Share your dilemmas and get honest opinions from other Mumsnetters.

AIBU - to refuse to have other people’s DC fobbed off in me this holiday, just because they don’t sort out their own childcare

300 replies

4catsonthesofa · 09/04/2019 15:11

I don’t wish to sound grudging about this, but I am, to be honest. I have 4 DC if my own - one still at prep school (age 10). Predictably, on the last week of term, without fail, all the texts start to come in from mums who haven’t made proper childcare arrangements for the holidays - “x would love a play date or sleepover with your DD, so let us know what day suits.” In other words - “What day can you have my DD over and preferably can she stay the night?” When I’m inviting friends over to our home, I state just that, “When could x come over, wed live to have her?”

Last week I had seven texts from people trying to cut costs and fob their kids off . Do these people not realise how obvious it is? It’s as if they think, “Oh she’s at home anyway, I’ll get a day out if her.” Lo and behold, all the other SAHMs in the class will be having these same few DCs in the other days. I

have 3 other DC to think about who may need lifts somewhere. I hate being constrained by having to wait in for other people’s DC to arrive, or be picked up. Plus, I feel fine leaving my younger one with the elder ones if I need to pop out, but I don’t feel I should do this with someone else’s child. Then you get the nannies who want to fob the kids off on you as well, so they can go food shopping or meet their boyfriends or whatever while they get paid for it.

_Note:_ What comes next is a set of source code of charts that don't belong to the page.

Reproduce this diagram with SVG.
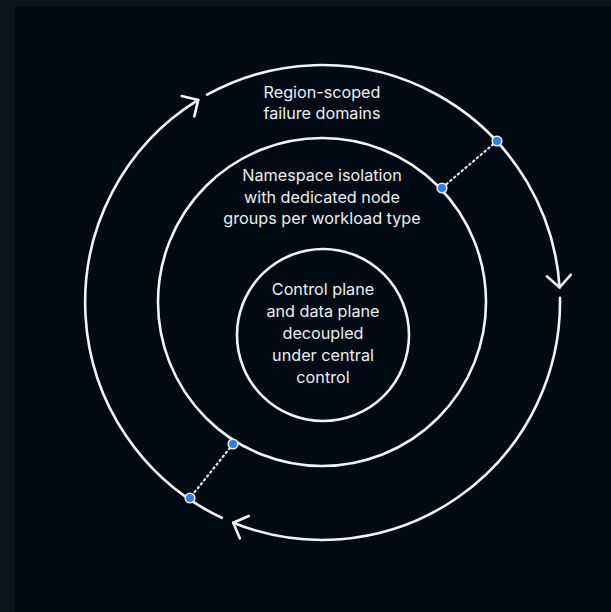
<svg xmlns="http://www.w3.org/2000/svg" width="611" height="612" viewBox="0 0 611 612">
  <style>
    .ring { fill: none; stroke: #f2f3f5; stroke-width: 2.6; }
    .flow { fill: none; stroke: #f2f3f5; stroke-width: 2.6; stroke-linecap: round; }
    .link { stroke: #e6e8ec; stroke-width: 2.2; stroke-dasharray: 1.5 3.5; stroke-linecap: round; }
    .dot { fill: #2f7ee8; stroke: #e9eef5; stroke-width: 1.6; }
    .label { font-family: Inter, "Noto Sans", "Liberation Sans", sans-serif; font-size: 16.2px; fill: #eceef1; text-anchor: middle; }
  </style>
  <defs>
    <marker id="chevron" markerUnits="userSpaceOnUse" markerWidth="30" markerHeight="30" viewBox="-15 -15 30 30" refX="0" refY="0" orient="auto">
      <path d="M -12 -12 L 0 0 L -12 12" fill="none" stroke="#f2f3f5" stroke-width="2.6" stroke-linecap="round" stroke-linejoin="round"/>
    </marker>
  </defs>

  <!-- backdrop -->
  <rect x="0" y="0" width="611" height="612" fill="#0c141b"/>
  <rect x="15" y="6" width="596" height="606" fill="#020a13"/>

  <!-- outer ring drawn as three clockwise arcs -->
  <g id="connectors">
    <path class="flow" marker-end="url(#chevron)" d="M 207.1 94.7 A 238 238 0 0 1 559.6 287.5"/>
    <path class="flow" marker-end="url(#chevron)" d="M 560 297.9 A 238 238 0 0 1 233.2 522.7"/>
    <path class="flow" marker-end="url(#chevron)" d="M 221.8 517.8 A 238 238 0 0 1 198.2 99.9"/>
    <line class="link" x1="497" y1="141" x2="442" y2="188"/>
    <line class="link" x1="233" y1="444" x2="190" y2="498"/>
  </g>

  <g id="outer">
    <text class="label" x="322" y="98">Region-scoped</text>
    <text class="label" x="322" y="119">failure domains</text>
  </g>

  <g id="middle">
    <circle class="ring" cx="322" cy="302" r="164"/>
    <text class="label" x="322" y="181">Namespace isolation</text>
    <text class="label" x="322" y="203">with dedicated node</text>
    <text class="label" x="322" y="224">groups per workload type</text>
  </g>

  <g id="inner">
    <circle class="ring" cx="323" cy="335" r="86"/>
    <text class="label" x="323" y="295">Control plane</text>
    <text class="label" x="323" y="317">and data plane</text>
    <text class="label" x="323" y="339">decoupled</text>
    <text class="label" x="323" y="361">under central</text>
    <text class="label" x="323" y="383">control</text>
  </g>

  <g id="markers">
    <circle class="dot" cx="497" cy="141" r="4.8"/>
    <circle class="dot" cx="442" cy="188" r="4.8"/>
    <circle class="dot" cx="233" cy="444" r="4.8"/>
    <circle class="dot" cx="190" cy="498" r="4.8"/>
  </g>
</svg>
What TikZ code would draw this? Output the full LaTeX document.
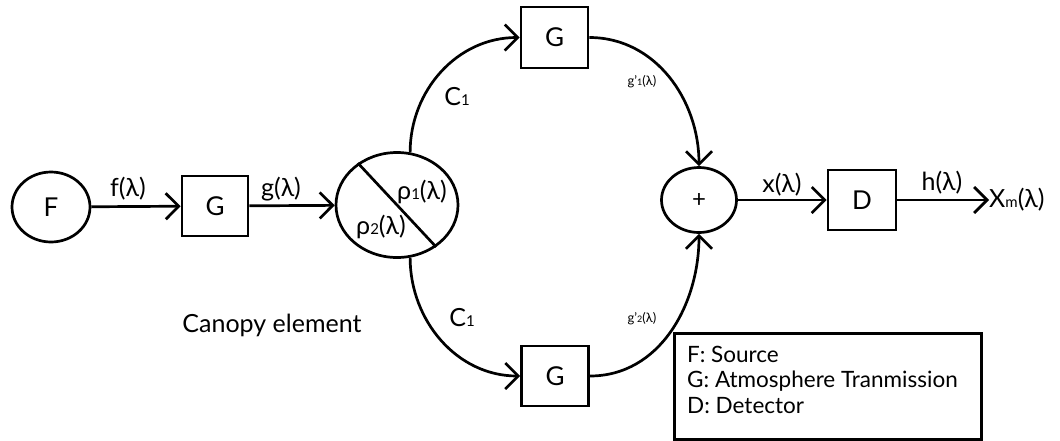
\documentclass[tikz,border=0pt]{standalone}
\usepackage{fontspec}
\setmainfont{Lato}
\usetikzlibrary{arrows.meta,shapes.geometric}
\newcommand{\sm}[1]{{\fontsize{15}{15}\selectfont #1}}
\newcommand{\tn}[1]{{\fontsize{9}{9}\selectfont #1}}
\begin{document}
\begin{tikzpicture}[x=1pt,y=1pt,
  lw/.style={line width=2.7pt},
  blk/.style={draw,lw,minimum width=66pt,minimum height=60pt,inner sep=0pt,font=\fontsize{26}{26}\selectfont},
  ell/.style={draw,lw,ellipse,inner sep=0pt,font=\fontsize{26}{26}\selectfont},
  arr/.style={lw,-{Straight Barb[length=13pt,width=26pt]}},
  lab/.style={font=\fontsize{25}{25}\selectfont,inner sep=0pt},
  slab/.style={font=\fontsize{13}{13}\selectfont,inner sep=0pt},
  leg/.style={font=\fontsize{22.5}{22.5}\selectfont,inner sep=0pt,anchor=base west}]
\useasboundingbox (0,0) rectangle (1060,-440);

\node[ell,minimum width=78pt,minimum height=70pt] (F) at (51,-207) {F};
\node[blk] (G1) at (215,-206) {G};
\node[ell,minimum width=122pt,minimum height=105pt] (C) at (397,-205) {};
\node[blk,minimum width=67pt,minimum height=61pt] (Gt) at (554.5,-37.5) {G};
\node[blk,minimum width=67pt] (Gb) at (555,-376) {G};
\node[ell,minimum width=75pt,minimum height=65pt,font=\fontsize{24}{24}\selectfont] (P) at (699,-200) {+};
\node[blk,minimum width=68pt] (D) at (862,-200) {D};
\node[lab,anchor=west] (X) at (989,-200) {X\sm{m}(λ)};

\draw[arr] (F) -- (G1);
\draw[arr] (G1) -- (C);
\draw[lw] (C.133) -- (C.-47);
\draw[arr] (C.76) to[out=90,in=180] (Gt.west);
\draw[arr] (C.-76) to[out=-90,in=180] (Gb.west);
\draw[arr] (Gt.east) to[out=0,in=90] (P.north);
\draw[arr] (Gb.east) to[out=0,in=-90] (P.south);
\draw[arr] (P) -- (D);
\draw[arr] (D) -- (X);

\node[lab] (lf) at (128,-189) {f(λ)};
\node[lab] (lg) at (281,-189) {g(λ)};
\node[lab] (lr1) at (422,-192) {ρ\sm{1}(λ)};
\node[lab] (lr2) at (381,-227) {ρ\sm{2}(λ)};
\node[lab] (lc1) at (457,-97) {C\sm{1}};
\node[lab] (lc2) at (462,-318) {C\sm{1}};
\node[slab] (lg1) at (642,-82) {g’\tn{1}(λ)};
\node[slab] (lg2) at (642,-319) {g’\tn{2}(λ)};
\node[lab] (lx) at (782,-185) {x(λ)};
\node[lab] (lh) at (942,-183) {h(λ)};
\node[lab] (can) at (272,-325) {Canopy element};

\node[draw,lw,minimum width=307pt,minimum height=106pt,anchor=north west,inner sep=0pt] (L) at (673,-332) {};
\node[leg] (L1) at (687,-362) {F: Source};
\node[leg] (L2) at (687,-387) {G: Atmosphere Tranmission};
\node[leg] (L3) at (687,-413) {D: Detector};
\end{tikzpicture}
\end{document}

Apologies if this sounds like a rant. I had 4 other DC here for the afternoon when school broke at 12pm last week, which, as usual, I did as a favour because I understand it’s tricky to get out of work at that time. But AIBU to have told people that I’m not doing pre-arranged play dates this holiday as we want the days to be flexible and my eldest is revising for GCSEs. AIBU or is this a bit grumpy?

OP posts:
Cookies2015 · 10/04/2019 19:44

No YANU, I sacrificed a better paid job and good career in order to have the school holidays. I then found myself a job in a school and started my own business wfh. I dobt mind doing a favour for someone if they were stuck but in your case they are just taking the biscuit 🍪

Howyiz · 10/04/2019 19:45

Jwpetal that is a reciprocal arrangement completely different to what the Op is discussing! Hmm

Isleepinahedgefund · 10/04/2019 19:49

It isn’t just SAHM that get this nonsense. I work at home a few days a week and I’ve had people assume I’m available to pick up and entertain their kids until whatever time they make it back from work! No thanks.....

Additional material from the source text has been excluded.